Where a person claims to have a religious right to decline to take any of the Covid-19 vaccines and it is determined that in the circumstances an important freedom, such as the right to security of the person, or the right to dignity, can be overridden in the circumstances, society or the government as its representative, has a duty to provide reasonable accommodation for abridging the freedom. That does not mean it must cave in to all of the demands of the resisters, no matter how unreasonable.  Resisters must be reasonable as well. For example, society could be required to accept an alternative to compulsory vaccination in some circumstances, such as providing that the supplicant for an exemption could be given the right to provide a recent Covid-19 test that reasonably establishes that the applicant is not a carrier of Covid-19. That is the course of action Manitoba has followed in its mandates for Health care workers to be vaccinated or get frequently tested. Other jurisdictions have been harsher. Some have been more gentle. Who is right?  It depends on how important it is to have people vaccinated and how effective the tests are compared to the vaccines.

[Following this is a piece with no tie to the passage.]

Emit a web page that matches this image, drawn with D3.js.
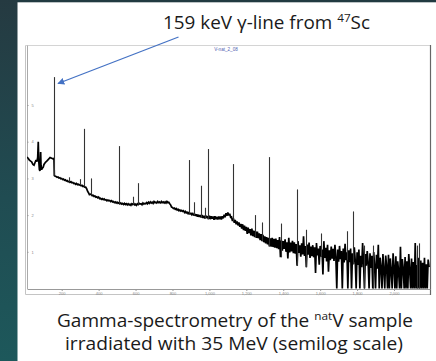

I think looking at the analogy of expropriation might be helpful. We have a society where each of is entitled to own property to the exclusion of others. That is called the right to private property. It is  a very important right, but that right is never absolute. Government has the right to expropriate private  property (which really means to take it) provided it pays fair value, actually needs the property and follows the rules of fairness. It is always important to remember that any right, no matter how sacred, is not absolute.

Doctors Manitoba has some helpful suggestions for accommodations : “frequent testing, continued use of protective gear and physical distancing or barriers to separate them from other workers.” That seems pretty fair to me.

Such reasonable accommodation could be required to get judicial approval or moral approval for imposing a vaccine mandate.  This could be required if it can be established that the Covid-19 testing was reasonably reliable enough to warrant society being required to accept such a test result and may not require the applicant to get vaccinated as a result.

A government should always make reasonable efforts to accommodate people whose rights are being abridged. Sometimes however, reasonable accommodation just won’t be possible.